----- RECORDED INFORMATION

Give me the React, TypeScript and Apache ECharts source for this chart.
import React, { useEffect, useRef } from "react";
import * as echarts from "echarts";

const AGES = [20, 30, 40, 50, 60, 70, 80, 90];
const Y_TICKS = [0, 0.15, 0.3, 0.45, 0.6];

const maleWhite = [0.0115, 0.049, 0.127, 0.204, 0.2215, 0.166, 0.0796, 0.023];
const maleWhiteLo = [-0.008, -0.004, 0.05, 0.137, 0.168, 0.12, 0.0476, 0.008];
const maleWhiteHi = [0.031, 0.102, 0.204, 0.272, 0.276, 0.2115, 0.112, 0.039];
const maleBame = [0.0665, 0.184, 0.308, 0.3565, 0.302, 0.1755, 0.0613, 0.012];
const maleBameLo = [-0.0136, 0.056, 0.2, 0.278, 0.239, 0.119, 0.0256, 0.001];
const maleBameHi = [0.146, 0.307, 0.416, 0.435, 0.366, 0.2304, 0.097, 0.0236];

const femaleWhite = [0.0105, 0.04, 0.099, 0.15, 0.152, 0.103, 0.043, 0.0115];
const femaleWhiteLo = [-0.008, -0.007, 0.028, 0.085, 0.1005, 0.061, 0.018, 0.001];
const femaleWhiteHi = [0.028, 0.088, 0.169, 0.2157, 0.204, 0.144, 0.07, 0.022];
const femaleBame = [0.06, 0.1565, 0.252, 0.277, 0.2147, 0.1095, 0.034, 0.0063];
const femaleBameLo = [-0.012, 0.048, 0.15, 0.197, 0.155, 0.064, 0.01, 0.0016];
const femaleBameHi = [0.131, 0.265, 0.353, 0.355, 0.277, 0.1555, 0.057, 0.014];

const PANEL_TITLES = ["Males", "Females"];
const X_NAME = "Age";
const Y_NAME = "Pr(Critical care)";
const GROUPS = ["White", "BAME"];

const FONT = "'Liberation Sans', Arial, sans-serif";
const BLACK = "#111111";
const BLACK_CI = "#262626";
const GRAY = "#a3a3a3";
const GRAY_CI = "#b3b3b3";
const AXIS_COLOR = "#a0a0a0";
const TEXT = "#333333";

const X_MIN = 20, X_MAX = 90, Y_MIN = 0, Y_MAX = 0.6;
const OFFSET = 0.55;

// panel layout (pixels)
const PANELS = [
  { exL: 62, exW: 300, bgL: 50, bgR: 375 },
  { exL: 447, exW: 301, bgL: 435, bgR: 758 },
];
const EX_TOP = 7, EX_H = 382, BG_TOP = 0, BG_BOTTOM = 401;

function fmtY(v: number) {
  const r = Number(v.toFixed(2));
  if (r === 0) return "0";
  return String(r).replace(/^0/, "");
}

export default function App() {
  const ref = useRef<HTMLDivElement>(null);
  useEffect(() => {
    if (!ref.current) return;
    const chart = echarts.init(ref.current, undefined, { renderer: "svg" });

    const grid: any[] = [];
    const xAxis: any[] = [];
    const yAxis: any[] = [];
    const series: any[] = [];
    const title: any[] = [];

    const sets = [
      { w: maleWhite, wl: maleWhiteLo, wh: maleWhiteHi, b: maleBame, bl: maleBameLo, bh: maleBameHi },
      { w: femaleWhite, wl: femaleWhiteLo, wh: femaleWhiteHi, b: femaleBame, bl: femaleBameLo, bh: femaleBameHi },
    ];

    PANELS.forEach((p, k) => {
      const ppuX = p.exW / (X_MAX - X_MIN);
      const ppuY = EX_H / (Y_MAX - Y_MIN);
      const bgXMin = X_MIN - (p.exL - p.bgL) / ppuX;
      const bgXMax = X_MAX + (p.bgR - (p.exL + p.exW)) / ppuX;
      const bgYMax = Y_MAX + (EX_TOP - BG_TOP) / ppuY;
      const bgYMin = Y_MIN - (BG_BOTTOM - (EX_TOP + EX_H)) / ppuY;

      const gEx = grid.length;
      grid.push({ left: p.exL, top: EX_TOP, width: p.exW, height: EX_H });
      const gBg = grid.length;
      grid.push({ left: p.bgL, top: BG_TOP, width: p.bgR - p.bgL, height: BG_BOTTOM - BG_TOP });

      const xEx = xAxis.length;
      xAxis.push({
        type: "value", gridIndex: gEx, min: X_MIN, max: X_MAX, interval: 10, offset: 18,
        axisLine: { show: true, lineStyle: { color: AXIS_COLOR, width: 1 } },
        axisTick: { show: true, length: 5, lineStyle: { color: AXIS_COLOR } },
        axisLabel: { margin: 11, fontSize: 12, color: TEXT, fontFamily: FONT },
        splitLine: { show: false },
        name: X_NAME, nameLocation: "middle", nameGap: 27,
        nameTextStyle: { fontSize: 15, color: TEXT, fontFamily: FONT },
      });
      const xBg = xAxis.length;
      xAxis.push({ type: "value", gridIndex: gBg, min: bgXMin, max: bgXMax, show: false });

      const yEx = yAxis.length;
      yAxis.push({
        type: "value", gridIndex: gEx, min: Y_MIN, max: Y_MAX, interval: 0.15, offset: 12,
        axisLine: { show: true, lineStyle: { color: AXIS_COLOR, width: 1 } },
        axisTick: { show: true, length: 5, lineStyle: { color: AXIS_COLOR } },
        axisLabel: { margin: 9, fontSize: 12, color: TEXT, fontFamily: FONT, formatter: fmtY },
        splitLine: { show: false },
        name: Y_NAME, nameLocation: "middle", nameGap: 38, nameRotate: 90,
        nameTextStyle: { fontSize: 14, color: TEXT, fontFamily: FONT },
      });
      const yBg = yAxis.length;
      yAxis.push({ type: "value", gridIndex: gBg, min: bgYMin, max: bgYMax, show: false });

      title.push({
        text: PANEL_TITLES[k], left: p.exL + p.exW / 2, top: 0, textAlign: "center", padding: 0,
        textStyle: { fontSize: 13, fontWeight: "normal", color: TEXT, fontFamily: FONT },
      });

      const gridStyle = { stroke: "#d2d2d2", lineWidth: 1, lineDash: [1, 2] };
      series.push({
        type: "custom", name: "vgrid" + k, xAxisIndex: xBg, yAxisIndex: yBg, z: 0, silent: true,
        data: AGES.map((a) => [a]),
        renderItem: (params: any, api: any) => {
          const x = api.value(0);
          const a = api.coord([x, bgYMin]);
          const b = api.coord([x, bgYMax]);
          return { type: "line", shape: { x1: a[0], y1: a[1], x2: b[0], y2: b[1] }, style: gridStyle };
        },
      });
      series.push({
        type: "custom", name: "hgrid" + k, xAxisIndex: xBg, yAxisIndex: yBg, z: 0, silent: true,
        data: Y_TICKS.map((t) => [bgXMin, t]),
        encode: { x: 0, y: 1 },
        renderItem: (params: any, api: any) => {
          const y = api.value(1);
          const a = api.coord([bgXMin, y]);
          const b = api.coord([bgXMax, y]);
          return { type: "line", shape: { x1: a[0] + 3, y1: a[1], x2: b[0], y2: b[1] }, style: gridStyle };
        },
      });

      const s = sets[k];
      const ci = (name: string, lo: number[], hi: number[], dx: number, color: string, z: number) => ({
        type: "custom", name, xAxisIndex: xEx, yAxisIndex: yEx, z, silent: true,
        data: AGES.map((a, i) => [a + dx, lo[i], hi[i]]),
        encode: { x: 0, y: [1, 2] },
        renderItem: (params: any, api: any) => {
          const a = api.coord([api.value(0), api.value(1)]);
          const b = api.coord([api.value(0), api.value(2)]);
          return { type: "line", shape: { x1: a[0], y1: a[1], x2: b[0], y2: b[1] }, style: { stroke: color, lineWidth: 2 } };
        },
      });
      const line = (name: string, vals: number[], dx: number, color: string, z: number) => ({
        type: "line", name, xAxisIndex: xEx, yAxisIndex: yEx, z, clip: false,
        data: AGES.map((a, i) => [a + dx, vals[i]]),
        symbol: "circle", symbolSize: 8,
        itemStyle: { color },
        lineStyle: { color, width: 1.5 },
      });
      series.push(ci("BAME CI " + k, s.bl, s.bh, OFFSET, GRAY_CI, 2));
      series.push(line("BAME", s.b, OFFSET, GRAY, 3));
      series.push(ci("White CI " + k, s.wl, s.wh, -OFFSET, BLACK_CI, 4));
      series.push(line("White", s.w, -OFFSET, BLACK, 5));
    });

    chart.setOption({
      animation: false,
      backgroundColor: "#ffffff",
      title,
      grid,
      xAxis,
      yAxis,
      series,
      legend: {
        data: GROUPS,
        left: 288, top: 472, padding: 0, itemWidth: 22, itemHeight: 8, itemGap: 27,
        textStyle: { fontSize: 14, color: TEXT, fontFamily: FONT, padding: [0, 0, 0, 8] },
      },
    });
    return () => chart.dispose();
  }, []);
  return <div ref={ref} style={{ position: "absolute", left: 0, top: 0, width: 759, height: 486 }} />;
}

----------

STATED GOAL:
Starting with the first line of the data above, copy each line exactly until you reach the line with "const Y_TICKS = [0, 0.15, 0.3, 0.45, 0.6];"; include that line as well.

EXERCISE ANSWER:
Give me the React, TypeScript and Apache ECharts source for this chart.
import React, { useEffect, useRef } from "react";
import * as echarts from "echarts";

const AGES = [20, 30, 40, 50, 60, 70, 80, 90];
const Y_TICKS = [0, 0.15, 0.3, 0.45, 0.6];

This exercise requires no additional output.